:: Exercise directions ::
Copy everything in the data below exactly except the pictures.
• • •
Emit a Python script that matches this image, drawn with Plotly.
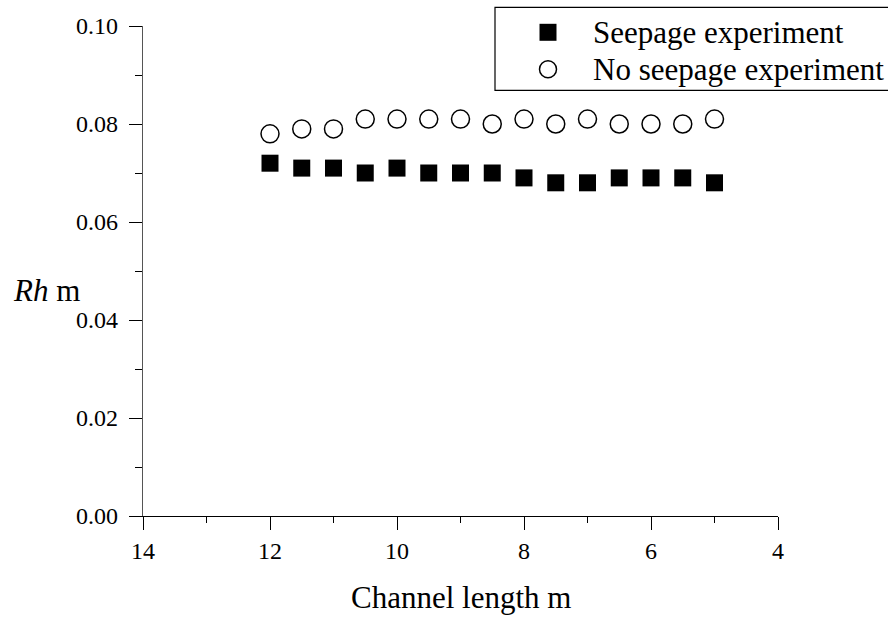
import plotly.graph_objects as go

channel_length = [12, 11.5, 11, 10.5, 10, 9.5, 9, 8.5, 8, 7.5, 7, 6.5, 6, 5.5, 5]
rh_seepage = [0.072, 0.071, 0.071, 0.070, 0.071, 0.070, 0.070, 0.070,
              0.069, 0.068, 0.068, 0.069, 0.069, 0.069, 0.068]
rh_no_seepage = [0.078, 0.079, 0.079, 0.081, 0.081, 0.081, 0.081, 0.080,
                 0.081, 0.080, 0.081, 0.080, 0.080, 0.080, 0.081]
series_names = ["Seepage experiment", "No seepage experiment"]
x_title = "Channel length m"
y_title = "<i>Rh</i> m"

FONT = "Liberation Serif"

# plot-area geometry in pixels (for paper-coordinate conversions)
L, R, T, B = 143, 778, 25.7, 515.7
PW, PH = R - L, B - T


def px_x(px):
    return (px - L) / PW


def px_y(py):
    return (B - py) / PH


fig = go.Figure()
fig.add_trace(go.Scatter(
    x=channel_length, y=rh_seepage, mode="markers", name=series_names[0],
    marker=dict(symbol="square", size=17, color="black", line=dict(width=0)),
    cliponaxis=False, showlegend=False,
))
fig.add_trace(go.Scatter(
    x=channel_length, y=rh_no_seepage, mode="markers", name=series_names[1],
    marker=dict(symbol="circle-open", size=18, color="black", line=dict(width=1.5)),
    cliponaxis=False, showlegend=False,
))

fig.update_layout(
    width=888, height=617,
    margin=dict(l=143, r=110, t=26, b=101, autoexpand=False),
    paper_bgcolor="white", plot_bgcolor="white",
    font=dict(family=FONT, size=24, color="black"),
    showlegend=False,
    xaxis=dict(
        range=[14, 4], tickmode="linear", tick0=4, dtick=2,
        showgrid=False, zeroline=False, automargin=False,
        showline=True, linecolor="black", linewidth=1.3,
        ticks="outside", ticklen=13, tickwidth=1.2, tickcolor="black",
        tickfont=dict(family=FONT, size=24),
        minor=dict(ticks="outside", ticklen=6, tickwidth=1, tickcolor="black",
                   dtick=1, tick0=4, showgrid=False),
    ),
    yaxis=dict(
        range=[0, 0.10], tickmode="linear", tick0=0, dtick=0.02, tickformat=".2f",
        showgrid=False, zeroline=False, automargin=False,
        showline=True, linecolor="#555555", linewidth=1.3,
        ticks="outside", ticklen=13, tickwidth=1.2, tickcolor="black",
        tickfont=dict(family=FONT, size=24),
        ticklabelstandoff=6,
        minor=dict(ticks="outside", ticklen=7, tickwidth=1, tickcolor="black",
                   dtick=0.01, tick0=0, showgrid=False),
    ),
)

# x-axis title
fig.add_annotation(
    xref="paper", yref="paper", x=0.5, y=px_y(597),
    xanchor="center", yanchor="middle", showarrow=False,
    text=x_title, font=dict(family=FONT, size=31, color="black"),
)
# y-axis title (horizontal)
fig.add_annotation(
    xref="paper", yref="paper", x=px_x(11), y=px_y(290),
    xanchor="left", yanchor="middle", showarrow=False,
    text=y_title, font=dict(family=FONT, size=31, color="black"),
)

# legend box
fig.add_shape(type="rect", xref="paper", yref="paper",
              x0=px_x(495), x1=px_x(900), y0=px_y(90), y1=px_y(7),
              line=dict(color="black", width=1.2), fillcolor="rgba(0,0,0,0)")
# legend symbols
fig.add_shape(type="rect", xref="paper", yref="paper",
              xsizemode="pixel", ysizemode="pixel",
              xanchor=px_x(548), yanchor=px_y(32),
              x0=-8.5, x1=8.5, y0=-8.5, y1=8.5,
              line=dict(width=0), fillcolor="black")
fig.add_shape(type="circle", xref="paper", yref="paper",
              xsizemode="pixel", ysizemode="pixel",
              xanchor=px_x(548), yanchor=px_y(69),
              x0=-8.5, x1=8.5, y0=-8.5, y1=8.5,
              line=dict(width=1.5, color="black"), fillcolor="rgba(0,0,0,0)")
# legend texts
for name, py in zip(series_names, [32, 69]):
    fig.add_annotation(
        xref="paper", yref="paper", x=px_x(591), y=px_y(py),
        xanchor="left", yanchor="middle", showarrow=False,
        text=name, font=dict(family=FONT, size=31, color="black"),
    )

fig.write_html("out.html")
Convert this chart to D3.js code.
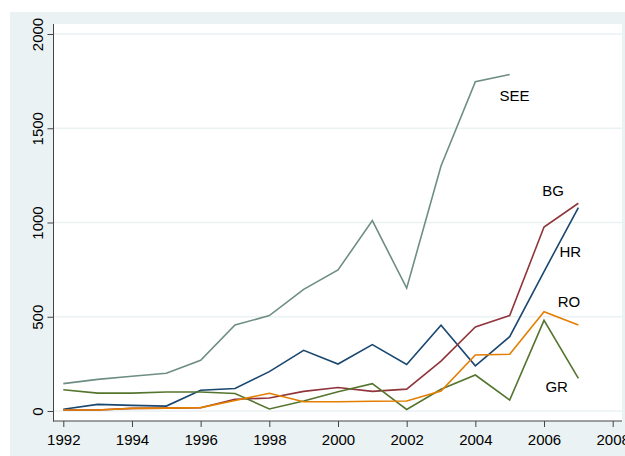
• • •
:: Correct output ::
Emit a Python script that matches this image, drawn with Plotly.
import plotly.graph_objects as go

channel_length = [12, 11.5, 11, 10.5, 10, 9.5, 9, 8.5, 8, 7.5, 7, 6.5, 6, 5.5, 5]
rh_seepage = [0.072, 0.071, 0.071, 0.070, 0.071, 0.070, 0.070, 0.070,
              0.069, 0.068, 0.068, 0.069, 0.069, 0.069, 0.068]
rh_no_seepage = [0.078, 0.079, 0.079, 0.081, 0.081, 0.081, 0.081, 0.080,
                 0.081, 0.080, 0.081, 0.080, 0.080, 0.080, 0.081]
series_names = ["Seepage experiment", "No seepage experiment"]
x_title = "Channel length m"
y_title = "<i>Rh</i> m"

FONT = "Liberation Serif"

# plot-area geometry in pixels (for paper-coordinate conversions)
L, R, T, B = 143, 778, 25.7, 515.7
PW, PH = R - L, B - T


def px_x(px):
    return (px - L) / PW


def px_y(py):
    return (B - py) / PH


fig = go.Figure()
fig.add_trace(go.Scatter(
    x=channel_length, y=rh_seepage, mode="markers", name=series_names[0],
    marker=dict(symbol="square", size=17, color="black", line=dict(width=0)),
    cliponaxis=False, showlegend=False,
))
fig.add_trace(go.Scatter(
    x=channel_length, y=rh_no_seepage, mode="markers", name=series_names[1],
    marker=dict(symbol="circle-open", size=18, color="black", line=dict(width=1.5)),
    cliponaxis=False, showlegend=False,
))

fig.update_layout(
    width=888, height=617,
    margin=dict(l=143, r=110, t=26, b=101, autoexpand=False),
    paper_bgcolor="white", plot_bgcolor="white",
    font=dict(family=FONT, size=24, color="black"),
    showlegend=False,
    xaxis=dict(
        range=[14, 4], tickmode="linear", tick0=4, dtick=2,
        showgrid=False, zeroline=False, automargin=False,
        showline=True, linecolor="black", linewidth=1.3,
        ticks="outside", ticklen=13, tickwidth=1.2, tickcolor="black",
        tickfont=dict(family=FONT, size=24),
        minor=dict(ticks="outside", ticklen=6, tickwidth=1, tickcolor="black",
                   dtick=1, tick0=4, showgrid=False),
    ),
    yaxis=dict(
        range=[0, 0.10], tickmode="linear", tick0=0, dtick=0.02, tickformat=".2f",
        showgrid=False, zeroline=False, automargin=False,
        showline=True, linecolor="#555555", linewidth=1.3,
        ticks="outside", ticklen=13, tickwidth=1.2, tickcolor="black",
        tickfont=dict(family=FONT, size=24),
        ticklabelstandoff=6,
        minor=dict(ticks="outside", ticklen=7, tickwidth=1, tickcolor="black",
                   dtick=0.01, tick0=0, showgrid=False),
    ),
)

# x-axis title
fig.add_annotation(
    xref="paper", yref="paper", x=0.5, y=px_y(597),
    xanchor="center", yanchor="middle", showarrow=False,
    text=x_title, font=dict(family=FONT, size=31, color="black"),
)
# y-axis title (horizontal)
fig.add_annotation(
    xref="paper", yref="paper", x=px_x(11), y=px_y(290),
    xanchor="left", yanchor="middle", showarrow=False,
    text=y_title, font=dict(family=FONT, size=31, color="black"),
)

# legend box
fig.add_shape(type="rect", xref="paper", yref="paper",
              x0=px_x(495), x1=px_x(900), y0=px_y(90), y1=px_y(7),
              line=dict(color="black", width=1.2), fillcolor="rgba(0,0,0,0)")
# legend symbols
fig.add_shape(type="rect", xref="paper", yref="paper",
              xsizemode="pixel", ysizemode="pixel",
              xanchor=px_x(548), yanchor=px_y(32),
              x0=-8.5, x1=8.5, y0=-8.5, y1=8.5,
              line=dict(width=0), fillcolor="black")
fig.add_shape(type="circle", xref="paper", yref="paper",
              xsizemode="pixel", ysizemode="pixel",
              xanchor=px_x(548), yanchor=px_y(69),
              x0=-8.5, x1=8.5, y0=-8.5, y1=8.5,
              line=dict(width=1.5, color="black"), fillcolor="rgba(0,0,0,0)")
# legend texts
for name, py in zip(series_names, [32, 69]):
    fig.add_annotation(
        xref="paper", yref="paper", x=px_x(591), y=px_y(py),
        xanchor="left", yanchor="middle", showarrow=False,
        text=name, font=dict(family=FONT, size=31, color="black"),
    )

fig.write_html("out.html")
Convert this chart to D3.js code.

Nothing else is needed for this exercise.